Cost controls are equally important. Implement autoscaling policies tied to business metrics, use Azure Reserved Instances or Savings Plans for predictable baseline usage, and expire idle GPU node pools when not needed. Run periodic workload reviews and right-size nodes to capture efficiency gains from newer Blackwell Ultra drivers or software stacks.

Operational best practices and reliability

Operationalizing an Azure production cluster with NVIDIA Blackwell Ultra GPUs requires robust CI/CD, security, and disaster recovery practices. Integrate model and container image scans into CI to prevent drift. Use Infrastructure as Code (ARM templates, Bicep, Terraform) to ensure consistent environments across staging and production.

Resilience practices:

• Deploy across availability zones and test failover regularly.
• Use health probes for model servers and automated rollback policies on failed deployments.
• Encrypt models at rest and in transit; use managed identities and role-based access control to enforce least privilege.
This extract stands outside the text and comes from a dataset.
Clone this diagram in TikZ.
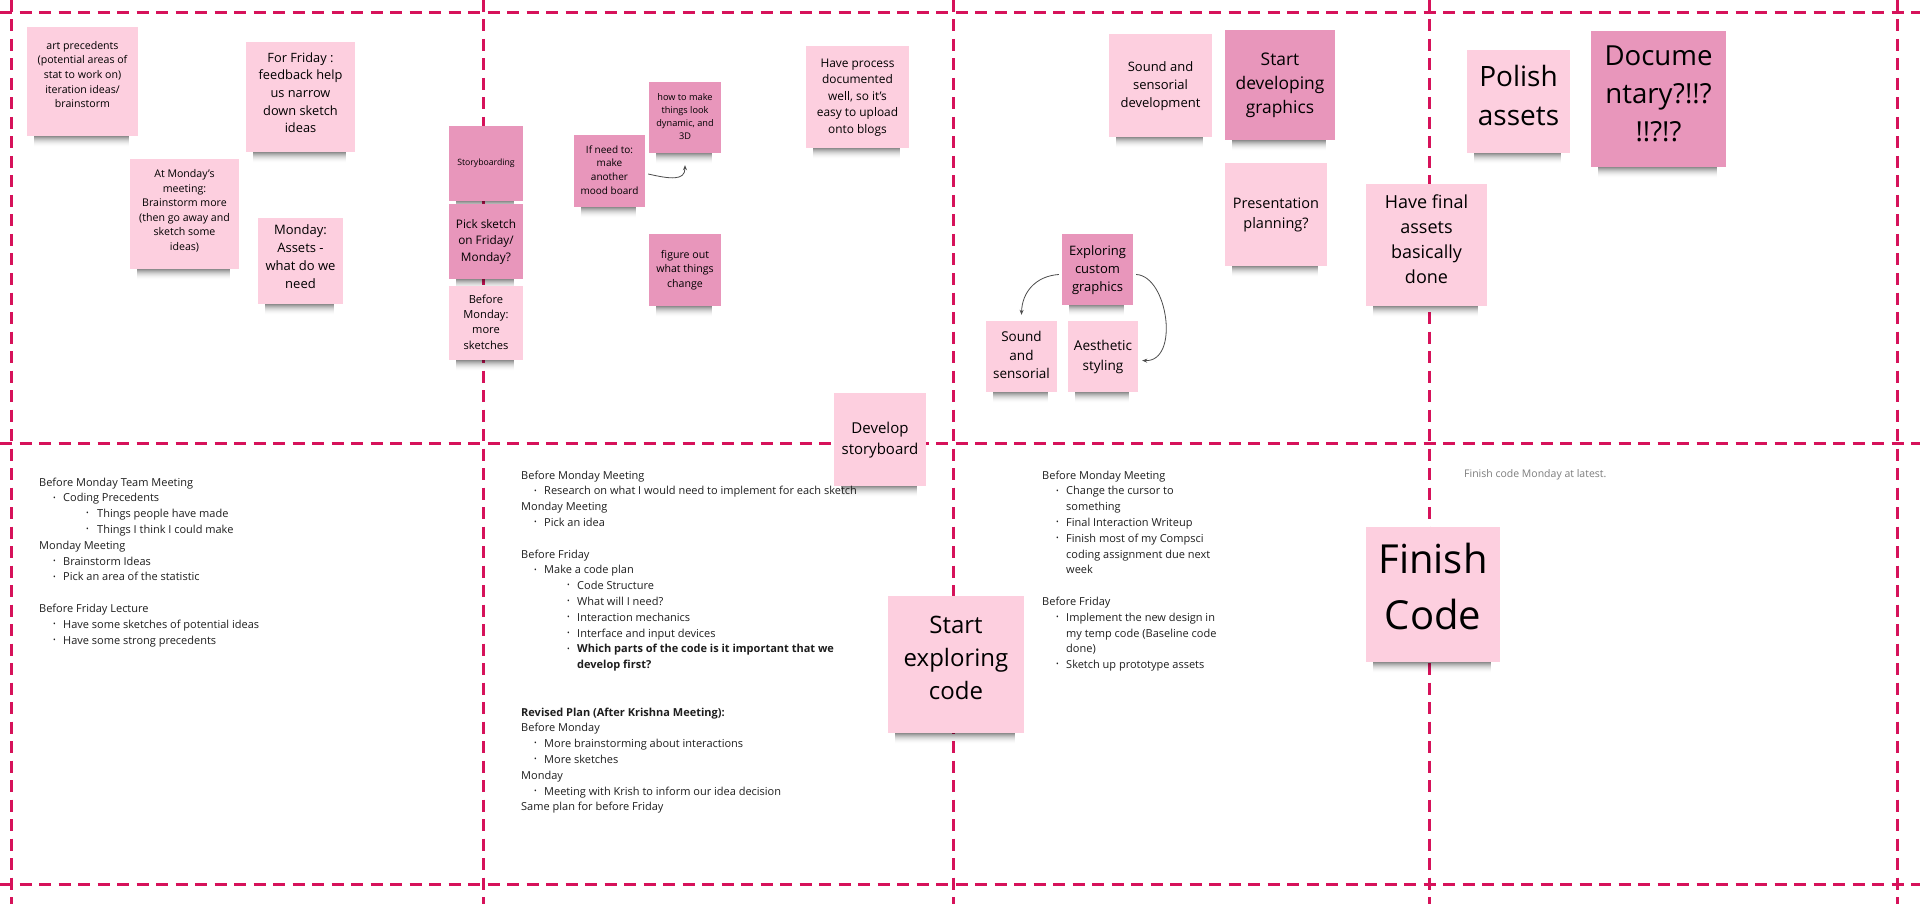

Finally, maintain a capacity plan that accounts for hardware refresh cycles and driver updates. Test new driver releases in a staging environment before promoting them to production, as GPU runtime changes can affect deterministic behavior for latency-sensitive services.

Conclusion

Designing an Azure production cluster with NVIDIA Blackwell Ultra GPUs combines Azure’s enterprise-grade infrastructure with next-generation GPU performance to accelerate AI workloads. By profiling workloads, choosing appropriate node sizing, automating deployments, and applying targeted optimizations, teams can build scalable, reliable, and cost-efficient clusters that meet demanding SLOs. Start with a conservative pilot, instrument aggressively, and iterate to capture the full value of Blackwell Ultra on Azure.